If the officers proceed by seizure and sale of its property under conditions which prevent its putting its defenses forward, or if otherwise a case for equity jurisdiction is made out, it is quite clear that every point it makes can be made more effectively against the local officers than it can be made here. The only result flowing to complainant from the denial of this injunction will be that it will have to make its defenses, or proceed affirmatively, in the counties where the taxes are to be collected against it and where the real facts in each case can be tried out. This is not an irreparable injury. It is indeed no injury at all. Nor does this bill rightly present a case of multiplicity of suits. It merely puts complainant in the position that, having property in various counties, it must settle with the taxing officers in each county, in appropriate proceedings, the question of the amount of taxes justly due there. All that the board was proposing to do or can do, all that complainant seeks to enjoin it from doing, is to certify the assessment it has made.

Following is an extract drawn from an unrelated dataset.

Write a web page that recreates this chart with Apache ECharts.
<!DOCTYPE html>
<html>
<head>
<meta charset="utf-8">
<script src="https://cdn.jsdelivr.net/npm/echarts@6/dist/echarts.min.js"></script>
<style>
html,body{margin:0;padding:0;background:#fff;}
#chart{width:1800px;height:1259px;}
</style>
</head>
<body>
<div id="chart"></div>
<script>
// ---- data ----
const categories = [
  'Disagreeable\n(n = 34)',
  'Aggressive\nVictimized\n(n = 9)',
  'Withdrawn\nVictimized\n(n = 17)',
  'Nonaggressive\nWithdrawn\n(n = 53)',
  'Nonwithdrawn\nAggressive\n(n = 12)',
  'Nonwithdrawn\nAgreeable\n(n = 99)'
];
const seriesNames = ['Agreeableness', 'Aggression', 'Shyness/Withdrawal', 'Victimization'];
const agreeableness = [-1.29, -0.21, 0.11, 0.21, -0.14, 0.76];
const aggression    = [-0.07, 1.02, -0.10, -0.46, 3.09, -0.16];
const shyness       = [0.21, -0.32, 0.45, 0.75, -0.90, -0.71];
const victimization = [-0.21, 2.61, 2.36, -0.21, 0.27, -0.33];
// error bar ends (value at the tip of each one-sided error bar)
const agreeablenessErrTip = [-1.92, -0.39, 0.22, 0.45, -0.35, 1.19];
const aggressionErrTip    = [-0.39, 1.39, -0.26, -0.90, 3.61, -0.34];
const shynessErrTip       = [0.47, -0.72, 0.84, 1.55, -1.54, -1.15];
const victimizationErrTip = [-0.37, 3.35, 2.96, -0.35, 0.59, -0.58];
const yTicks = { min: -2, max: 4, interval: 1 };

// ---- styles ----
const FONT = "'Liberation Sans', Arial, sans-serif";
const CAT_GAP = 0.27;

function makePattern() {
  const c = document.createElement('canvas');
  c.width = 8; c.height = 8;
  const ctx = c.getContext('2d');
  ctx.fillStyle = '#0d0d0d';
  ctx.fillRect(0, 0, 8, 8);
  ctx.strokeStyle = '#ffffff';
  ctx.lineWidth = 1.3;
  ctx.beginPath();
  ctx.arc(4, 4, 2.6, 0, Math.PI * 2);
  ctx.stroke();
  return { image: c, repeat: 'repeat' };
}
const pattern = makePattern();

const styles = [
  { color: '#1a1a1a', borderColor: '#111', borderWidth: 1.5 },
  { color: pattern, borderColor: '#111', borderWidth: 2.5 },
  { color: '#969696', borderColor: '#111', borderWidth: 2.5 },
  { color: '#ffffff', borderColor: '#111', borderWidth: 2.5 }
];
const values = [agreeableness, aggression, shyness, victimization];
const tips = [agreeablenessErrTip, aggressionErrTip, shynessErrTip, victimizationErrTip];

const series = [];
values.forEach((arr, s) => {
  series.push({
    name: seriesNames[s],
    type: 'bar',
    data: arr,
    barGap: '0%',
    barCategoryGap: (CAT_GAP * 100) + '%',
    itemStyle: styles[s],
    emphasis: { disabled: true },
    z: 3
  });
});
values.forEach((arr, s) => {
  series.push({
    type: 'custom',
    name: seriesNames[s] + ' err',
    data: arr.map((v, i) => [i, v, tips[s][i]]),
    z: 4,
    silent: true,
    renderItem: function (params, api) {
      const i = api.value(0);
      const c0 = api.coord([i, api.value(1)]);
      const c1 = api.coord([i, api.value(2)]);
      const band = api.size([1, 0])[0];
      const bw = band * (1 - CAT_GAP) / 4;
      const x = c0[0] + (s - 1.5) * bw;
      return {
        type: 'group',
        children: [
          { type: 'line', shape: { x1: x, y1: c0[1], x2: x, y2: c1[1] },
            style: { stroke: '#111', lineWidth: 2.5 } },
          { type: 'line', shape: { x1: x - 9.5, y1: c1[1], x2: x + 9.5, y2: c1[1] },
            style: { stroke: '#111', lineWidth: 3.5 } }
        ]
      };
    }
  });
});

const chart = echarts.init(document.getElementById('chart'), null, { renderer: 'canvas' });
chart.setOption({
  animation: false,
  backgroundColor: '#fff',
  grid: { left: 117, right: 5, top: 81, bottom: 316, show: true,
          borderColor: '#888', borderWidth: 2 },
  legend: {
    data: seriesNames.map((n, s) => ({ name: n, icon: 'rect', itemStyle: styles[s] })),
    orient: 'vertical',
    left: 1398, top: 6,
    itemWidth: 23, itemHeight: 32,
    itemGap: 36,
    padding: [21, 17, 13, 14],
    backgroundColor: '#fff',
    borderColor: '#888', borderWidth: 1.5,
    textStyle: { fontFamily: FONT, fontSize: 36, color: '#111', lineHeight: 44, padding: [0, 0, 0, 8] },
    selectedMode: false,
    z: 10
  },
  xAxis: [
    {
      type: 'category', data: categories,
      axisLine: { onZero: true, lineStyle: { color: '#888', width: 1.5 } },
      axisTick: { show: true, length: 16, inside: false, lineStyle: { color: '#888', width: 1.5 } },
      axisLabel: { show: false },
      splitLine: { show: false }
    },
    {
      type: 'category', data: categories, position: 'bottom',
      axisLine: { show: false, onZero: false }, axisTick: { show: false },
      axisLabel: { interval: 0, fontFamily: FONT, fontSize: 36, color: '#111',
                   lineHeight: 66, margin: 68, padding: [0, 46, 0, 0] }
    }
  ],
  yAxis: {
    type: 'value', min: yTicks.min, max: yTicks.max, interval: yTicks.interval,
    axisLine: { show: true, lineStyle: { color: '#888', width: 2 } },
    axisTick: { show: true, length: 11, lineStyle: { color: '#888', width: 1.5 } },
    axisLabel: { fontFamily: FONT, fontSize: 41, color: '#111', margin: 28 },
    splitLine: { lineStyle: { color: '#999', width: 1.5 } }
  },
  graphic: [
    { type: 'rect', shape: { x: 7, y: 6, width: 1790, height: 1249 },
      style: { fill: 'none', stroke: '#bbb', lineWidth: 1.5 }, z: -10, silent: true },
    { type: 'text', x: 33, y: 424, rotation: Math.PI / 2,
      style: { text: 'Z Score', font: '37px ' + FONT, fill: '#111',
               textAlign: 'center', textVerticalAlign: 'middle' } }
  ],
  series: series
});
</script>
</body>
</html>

"An assessment does not command the taxpayer to do, or to refrain from doing anything; does not grant or withhold any privilege, authority, or license; does not extend or abridge any power or facility; does not determine any right or obligation. * * * An assessment is directed by one officer of the state to another. * * * Assessments become reviewable judicially only when they are translated into action, as by levy of the tax based on the assessment." Ex parte Williams, 277 U.S. 267, 271, 48 S.Ct. 523, 525, 72 L. Ed. 877.

On the other hand, if the injunction be granted, the exercise of the taxing power of the state and county is suspended in forty-eight counties of the state as to complainant's intangible values certainly indefinitely, and, if the state is right, forever, with regard to taxes due for 1935.

Under these circumstances, we think the exercise of a just discretion compels us to deny the injunction.